Requirements can be laid out simply as building an ML training pipeline that will find the best types/sets of types/hierarchies of models. Before I even started working on this specific piece, I experimented quite a lot in Jupyter Notebooks, exploring how far I could get with XGBoost, LightGBM, and CatBoost on their own. Then I figured out that ensemble methods might work better, since all three are similar in spirit but different in implementation, and perhaps they make different mistakes.

And then, when I saw that my results were basically shit, I sat down and thought even more to find a better target variable. When I came up with one (let’s say it was simply 0 for the price going down the next day vs. 1 for it going up) and experimented some more, it became clear that I needed a two-stage model. One (or an ensemble) would aim for a decent 70% recall at 30% precision, while the second one would optimize only for precision.

I also used the stacking technique, where a meta-model at the end learns how to assess the three models’ predictions if an ensemble has been used; however, it has yet to give me a substantial boost in performance. It’s still a work in progress, so I’ll just describe it as it is now.

Why those specific models?

Well, you might have already noticed that I’m a neural network nerd, so why would I even look at gradient boosting on decision trees techniques, right? I’m pretty sure there are some rich people out there, owning IT companies that hire people way smarter than me have figured out how to train neural nets on stock market data. But me - I haven’t. I tried but my results were so horrible that I would be better off just flipping a coin.
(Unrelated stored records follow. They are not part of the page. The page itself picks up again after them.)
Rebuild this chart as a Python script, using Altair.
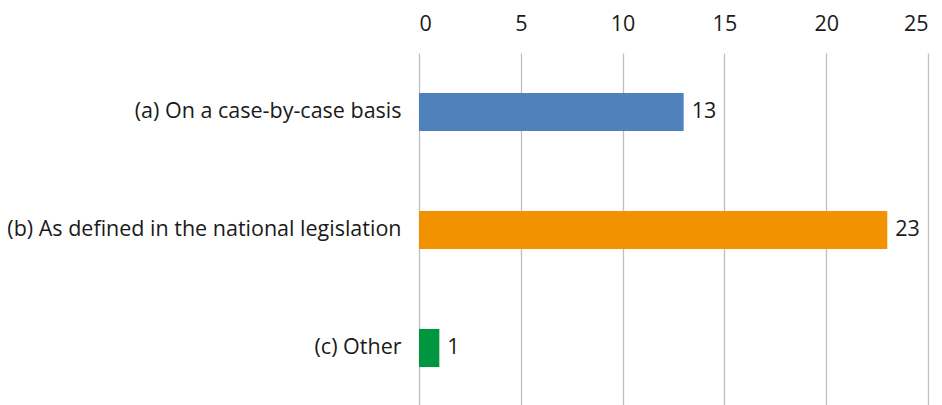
import altair as alt
import pandas as pd

categories = ["(a) On a case-by-case basis", "(b) As defined in the national legislation", "(c) Other"]
values = [13, 23, 1]
colors = ["#4f81bd", "#f39200", "#00963f"]

df = pd.DataFrame({"cat": categories, "val": values, "color": colors})

FONT = "Open Sans"
FS = 21.5

base = alt.Chart(df)

bars = base.mark_bar().encode(
    x=alt.X("val:Q", scale=alt.Scale(domain=[0, 25], nice=False),
            axis=alt.Axis(orient="top", values=[0, 5, 10, 15, 20, 25], grid=True,
                          gridColor="#bfbfbf", gridWidth=1.3, domain=False, ticks=False,
                          labelFont=FONT, labelFontSize=FS, labelColor="#1a1a1a",
                          labelBaseline="alphabetic", labelPadding=23, title=None)),
    y=alt.Y("cat:N", sort=categories,
            scale=alt.Scale(paddingInner=0.677, paddingOuter=0.3385),
            axis=alt.Axis(domain=False, ticks=False, labelFont=FONT, labelFontSize=FS,
                          labelColor="#1a1a1a", labelPadding=18, labelLimit=600, title=None)),
    color=alt.Color("color:N", scale=None, legend=None),
)

labels = base.mark_text(align="left", baseline="middle", dx=8, font=FONT, fontSize=FS,
                        color="#1a1a1a").encode(
    x="val:Q",
    y=alt.Y("cat:N", sort=categories),
    text="val:Q",
)

chart = (bars + labels).properties(
    width=509, height=354,
    autosize=alt.AutoSizeParams(type="none"),
    padding={"left": 411, "top": 45, "right": 6, "bottom": 0},
).configure_view(stroke=None)

chart.save("out.html", embed_options={"renderer": "svg", "actions": False})
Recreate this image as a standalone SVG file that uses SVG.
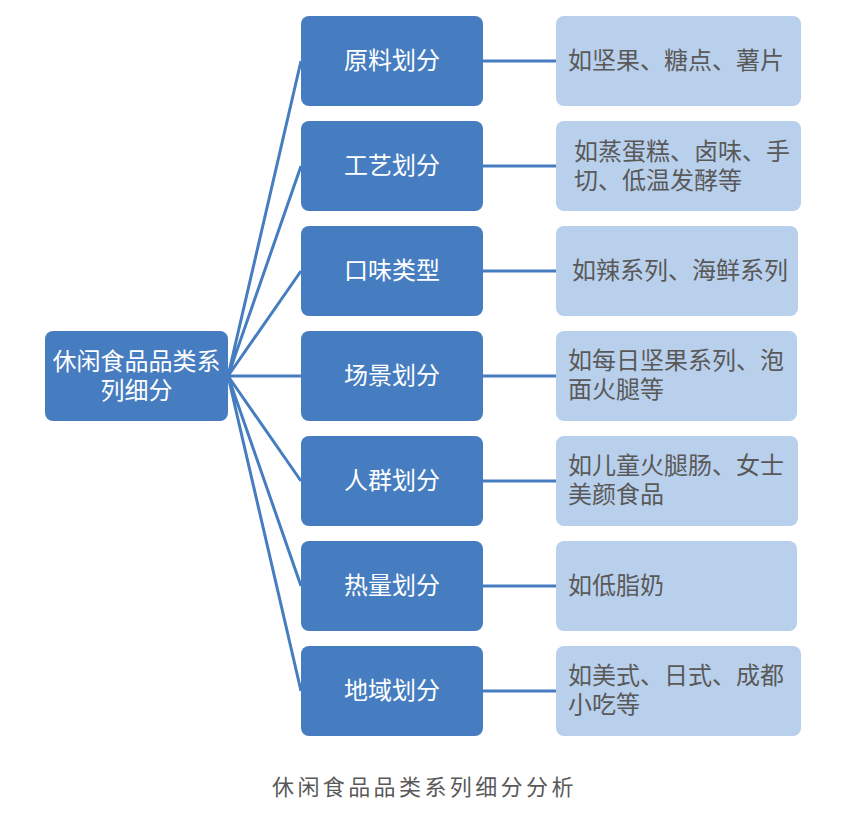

Then I did my research and saw that a lot of people in the quant/algotrading space use XGBoost for their work. Perhaps they are as secretive as I am and they use a lot more (maybe even neural nets or witchcraft, who knows!), but the most prevalent information that I managed to find was screaming XGB at me. You could say that the internet terrorized me into using gradient boosting in this project.

Side note: I was also thinking for a second about using sklearn, but since they don’t support GPU training it wasn’t a viable candidate.

What are the differences?

As it goes for ML, when you see similar libraries, the differences between them are usually very technical and nuanced, and it’s no different this time, so I won’t really go into the details. The thing is, those details usually don’t matter much when you apply the techniques. With dataset A, you’ll get great results with XGBoost. With a similar but slightly different dataset B, you’ll get better results using either of the other two, and so on. So how do I find the best model for my dataset? I run Optuna over a rich search space until it finds something that meets the requirements. Everybody does it :)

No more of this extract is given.